**Task details**: Leaving out every picture, copy the lines of the data exactly, from the first through the line containing "(A1s) at (94,165)".

[Source code of charts]
-----

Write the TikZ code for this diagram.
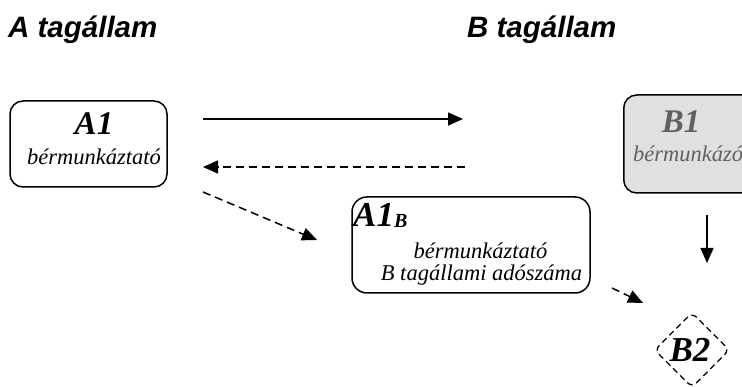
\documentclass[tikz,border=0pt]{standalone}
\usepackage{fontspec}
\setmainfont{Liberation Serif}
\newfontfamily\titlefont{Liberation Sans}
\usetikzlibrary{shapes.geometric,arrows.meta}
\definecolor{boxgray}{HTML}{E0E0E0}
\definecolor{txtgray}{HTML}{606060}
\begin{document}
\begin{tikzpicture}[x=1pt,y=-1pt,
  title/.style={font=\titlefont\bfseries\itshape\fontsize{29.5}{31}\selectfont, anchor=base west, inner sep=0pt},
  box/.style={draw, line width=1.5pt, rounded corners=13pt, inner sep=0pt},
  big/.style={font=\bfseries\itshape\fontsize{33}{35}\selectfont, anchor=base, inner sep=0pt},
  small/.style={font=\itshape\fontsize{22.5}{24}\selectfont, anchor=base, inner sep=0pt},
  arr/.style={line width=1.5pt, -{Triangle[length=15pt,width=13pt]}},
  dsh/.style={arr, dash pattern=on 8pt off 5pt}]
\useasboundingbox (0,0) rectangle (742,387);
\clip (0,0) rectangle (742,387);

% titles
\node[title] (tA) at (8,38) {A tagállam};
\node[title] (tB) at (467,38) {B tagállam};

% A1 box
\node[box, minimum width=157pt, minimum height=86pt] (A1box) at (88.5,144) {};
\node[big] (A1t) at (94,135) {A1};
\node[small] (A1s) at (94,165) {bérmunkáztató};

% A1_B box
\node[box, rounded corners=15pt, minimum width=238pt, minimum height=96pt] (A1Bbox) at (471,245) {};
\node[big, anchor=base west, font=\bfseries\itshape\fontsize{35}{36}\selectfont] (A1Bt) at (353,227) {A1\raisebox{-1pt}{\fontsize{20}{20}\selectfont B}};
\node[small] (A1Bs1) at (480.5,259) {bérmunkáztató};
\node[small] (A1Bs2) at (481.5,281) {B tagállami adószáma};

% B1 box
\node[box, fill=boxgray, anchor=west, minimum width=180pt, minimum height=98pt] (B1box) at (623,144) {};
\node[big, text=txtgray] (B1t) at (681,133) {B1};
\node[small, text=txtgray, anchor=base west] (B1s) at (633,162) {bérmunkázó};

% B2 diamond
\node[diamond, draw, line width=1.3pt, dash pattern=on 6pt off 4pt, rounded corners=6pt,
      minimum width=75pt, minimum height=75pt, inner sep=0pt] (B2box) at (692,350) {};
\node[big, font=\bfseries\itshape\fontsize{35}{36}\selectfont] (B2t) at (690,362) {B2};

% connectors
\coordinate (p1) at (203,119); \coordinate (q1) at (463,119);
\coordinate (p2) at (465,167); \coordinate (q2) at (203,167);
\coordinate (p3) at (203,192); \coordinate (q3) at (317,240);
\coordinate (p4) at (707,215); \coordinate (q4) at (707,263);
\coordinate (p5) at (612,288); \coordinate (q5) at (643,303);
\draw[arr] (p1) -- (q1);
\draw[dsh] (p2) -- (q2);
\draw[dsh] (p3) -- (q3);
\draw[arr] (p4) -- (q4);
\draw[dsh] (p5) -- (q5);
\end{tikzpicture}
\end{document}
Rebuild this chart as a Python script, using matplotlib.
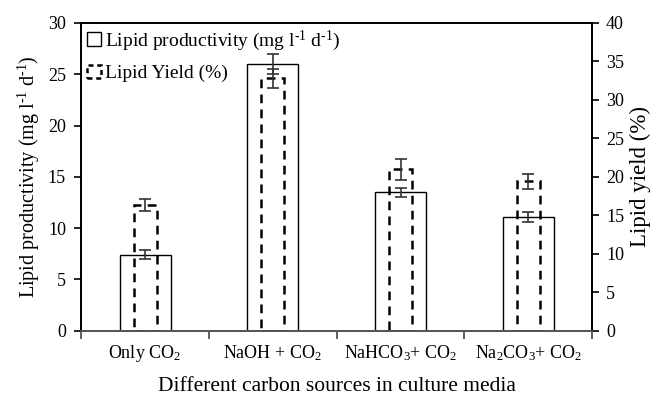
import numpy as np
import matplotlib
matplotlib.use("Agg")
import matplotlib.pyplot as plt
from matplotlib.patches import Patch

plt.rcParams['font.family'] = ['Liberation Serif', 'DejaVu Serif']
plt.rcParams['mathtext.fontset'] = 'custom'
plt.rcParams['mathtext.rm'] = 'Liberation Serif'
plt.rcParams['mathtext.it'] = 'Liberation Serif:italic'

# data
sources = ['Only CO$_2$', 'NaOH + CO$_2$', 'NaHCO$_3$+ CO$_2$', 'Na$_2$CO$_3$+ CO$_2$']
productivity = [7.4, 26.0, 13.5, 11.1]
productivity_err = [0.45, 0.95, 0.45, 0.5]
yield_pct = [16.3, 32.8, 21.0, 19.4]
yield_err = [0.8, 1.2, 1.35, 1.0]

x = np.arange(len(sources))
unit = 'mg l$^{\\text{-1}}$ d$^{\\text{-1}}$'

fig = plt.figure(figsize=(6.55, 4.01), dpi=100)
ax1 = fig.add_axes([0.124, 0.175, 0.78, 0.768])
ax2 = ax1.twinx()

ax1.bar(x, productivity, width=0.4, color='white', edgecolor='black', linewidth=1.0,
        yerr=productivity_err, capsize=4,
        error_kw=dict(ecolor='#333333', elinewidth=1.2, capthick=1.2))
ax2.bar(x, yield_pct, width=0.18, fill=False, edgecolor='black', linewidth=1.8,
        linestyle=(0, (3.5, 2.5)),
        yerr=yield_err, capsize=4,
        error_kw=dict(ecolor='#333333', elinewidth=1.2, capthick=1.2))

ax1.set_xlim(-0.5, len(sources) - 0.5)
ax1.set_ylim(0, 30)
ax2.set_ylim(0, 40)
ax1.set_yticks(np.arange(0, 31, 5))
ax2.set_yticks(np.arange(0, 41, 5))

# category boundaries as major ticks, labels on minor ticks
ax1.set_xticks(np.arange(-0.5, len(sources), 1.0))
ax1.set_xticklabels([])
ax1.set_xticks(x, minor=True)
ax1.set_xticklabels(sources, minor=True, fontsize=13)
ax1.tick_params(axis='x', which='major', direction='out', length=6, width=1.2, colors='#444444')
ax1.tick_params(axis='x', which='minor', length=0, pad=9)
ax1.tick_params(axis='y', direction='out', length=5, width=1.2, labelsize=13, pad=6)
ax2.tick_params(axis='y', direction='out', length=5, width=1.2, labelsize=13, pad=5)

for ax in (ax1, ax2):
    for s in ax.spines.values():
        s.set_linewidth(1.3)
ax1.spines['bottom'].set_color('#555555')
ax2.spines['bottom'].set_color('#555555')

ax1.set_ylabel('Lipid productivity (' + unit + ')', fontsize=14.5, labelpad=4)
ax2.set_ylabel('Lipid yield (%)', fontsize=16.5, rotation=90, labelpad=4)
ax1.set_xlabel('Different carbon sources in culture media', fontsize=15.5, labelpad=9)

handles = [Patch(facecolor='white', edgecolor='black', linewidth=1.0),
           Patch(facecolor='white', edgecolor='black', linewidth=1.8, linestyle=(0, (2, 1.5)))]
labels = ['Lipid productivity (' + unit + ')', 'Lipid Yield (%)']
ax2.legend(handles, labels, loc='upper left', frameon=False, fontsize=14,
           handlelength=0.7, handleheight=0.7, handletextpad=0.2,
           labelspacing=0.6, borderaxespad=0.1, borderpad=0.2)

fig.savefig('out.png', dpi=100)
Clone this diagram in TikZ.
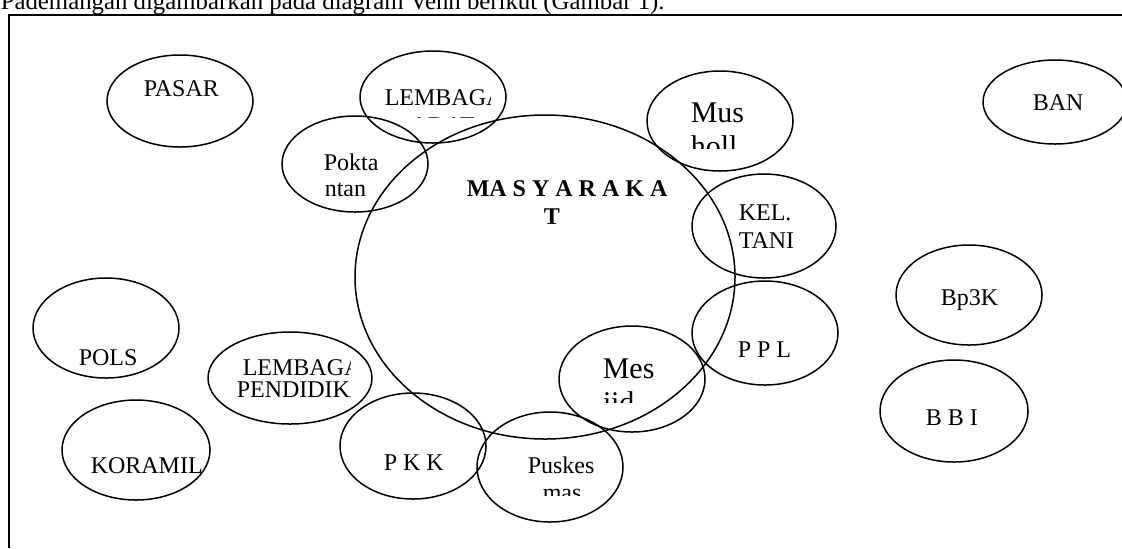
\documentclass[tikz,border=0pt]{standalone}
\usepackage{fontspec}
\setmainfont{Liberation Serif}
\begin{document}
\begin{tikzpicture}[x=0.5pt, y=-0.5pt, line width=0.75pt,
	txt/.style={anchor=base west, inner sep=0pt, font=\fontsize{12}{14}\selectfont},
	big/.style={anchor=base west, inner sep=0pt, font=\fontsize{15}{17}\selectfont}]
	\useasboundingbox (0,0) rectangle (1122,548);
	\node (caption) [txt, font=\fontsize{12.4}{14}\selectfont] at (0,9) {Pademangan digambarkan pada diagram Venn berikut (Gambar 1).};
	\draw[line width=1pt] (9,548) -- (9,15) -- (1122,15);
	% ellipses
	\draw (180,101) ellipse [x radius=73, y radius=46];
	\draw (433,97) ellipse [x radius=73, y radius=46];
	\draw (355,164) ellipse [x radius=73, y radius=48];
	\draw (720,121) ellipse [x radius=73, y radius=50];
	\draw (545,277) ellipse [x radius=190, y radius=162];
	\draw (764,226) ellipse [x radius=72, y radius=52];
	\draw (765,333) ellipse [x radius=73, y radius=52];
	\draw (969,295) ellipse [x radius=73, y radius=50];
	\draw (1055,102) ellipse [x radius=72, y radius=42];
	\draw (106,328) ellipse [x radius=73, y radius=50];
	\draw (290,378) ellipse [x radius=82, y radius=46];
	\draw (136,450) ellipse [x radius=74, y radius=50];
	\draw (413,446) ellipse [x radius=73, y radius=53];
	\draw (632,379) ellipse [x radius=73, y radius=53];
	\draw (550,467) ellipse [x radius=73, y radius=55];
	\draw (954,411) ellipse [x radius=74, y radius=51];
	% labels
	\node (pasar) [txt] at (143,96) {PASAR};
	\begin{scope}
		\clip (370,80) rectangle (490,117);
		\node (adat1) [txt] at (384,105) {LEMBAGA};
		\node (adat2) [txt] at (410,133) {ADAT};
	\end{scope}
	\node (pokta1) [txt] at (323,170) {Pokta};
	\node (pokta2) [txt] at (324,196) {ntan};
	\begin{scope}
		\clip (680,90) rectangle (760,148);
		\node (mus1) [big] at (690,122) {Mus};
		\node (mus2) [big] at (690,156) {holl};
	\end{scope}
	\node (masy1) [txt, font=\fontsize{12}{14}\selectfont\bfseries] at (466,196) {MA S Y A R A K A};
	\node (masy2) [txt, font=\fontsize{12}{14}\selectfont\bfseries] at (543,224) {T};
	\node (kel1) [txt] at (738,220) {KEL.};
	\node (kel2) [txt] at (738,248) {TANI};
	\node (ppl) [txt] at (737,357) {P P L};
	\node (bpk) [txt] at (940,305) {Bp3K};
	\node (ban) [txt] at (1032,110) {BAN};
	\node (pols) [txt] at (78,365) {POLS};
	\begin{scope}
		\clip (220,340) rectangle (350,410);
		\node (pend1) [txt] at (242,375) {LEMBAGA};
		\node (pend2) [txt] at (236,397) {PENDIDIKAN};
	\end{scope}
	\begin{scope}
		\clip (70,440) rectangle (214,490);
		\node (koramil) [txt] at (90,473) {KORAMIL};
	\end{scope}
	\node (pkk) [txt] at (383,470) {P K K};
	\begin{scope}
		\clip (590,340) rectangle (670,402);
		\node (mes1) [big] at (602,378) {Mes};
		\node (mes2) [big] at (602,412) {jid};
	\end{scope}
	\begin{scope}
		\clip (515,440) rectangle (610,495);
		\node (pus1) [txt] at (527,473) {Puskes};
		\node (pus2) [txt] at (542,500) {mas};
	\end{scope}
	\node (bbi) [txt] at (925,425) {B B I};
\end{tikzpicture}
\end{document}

-----

**Finished answer**:
Write the TikZ code for this diagram.
\documentclass[tikz,border=0pt]{standalone}
\usepackage{fontspec}
\setmainfont{Liberation Serif}
\newfontfamily\titlefont{Liberation Sans}
\usetikzlibrary{shapes.geometric,arrows.meta}
\definecolor{boxgray}{HTML}{E0E0E0}
\definecolor{txtgray}{HTML}{606060}
\begin{document}
\begin{tikzpicture}[x=1pt,y=-1pt,
  title/.style={font=\titlefont\bfseries\itshape\fontsize{29.5}{31}\selectfont, anchor=base west, inner sep=0pt},
  box/.style={draw, line width=1.5pt, rounded corners=13pt, inner sep=0pt},
  big/.style={font=\bfseries\itshape\fontsize{33}{35}\selectfont, anchor=base, inner sep=0pt},
  small/.style={font=\itshape\fontsize{22.5}{24}\selectfont, anchor=base, inner sep=0pt},
  arr/.style={line width=1.5pt, -{Triangle[length=15pt,width=13pt]}},
  dsh/.style={arr, dash pattern=on 8pt off 5pt}]
\useasboundingbox (0,0) rectangle (742,387);
\clip (0,0) rectangle (742,387);

% titles
\node[title] (tA) at (8,38) {A tagállam};
\node[title] (tB) at (467,38) {B tagállam};

% A1 box
\node[box, minimum width=157pt, minimum height=86pt] (A1box) at (88.5,144) {};
\node[big] (A1t) at (94,135) {A1};
\node[small] (A1s) at (94,165) {bérmunkáztató};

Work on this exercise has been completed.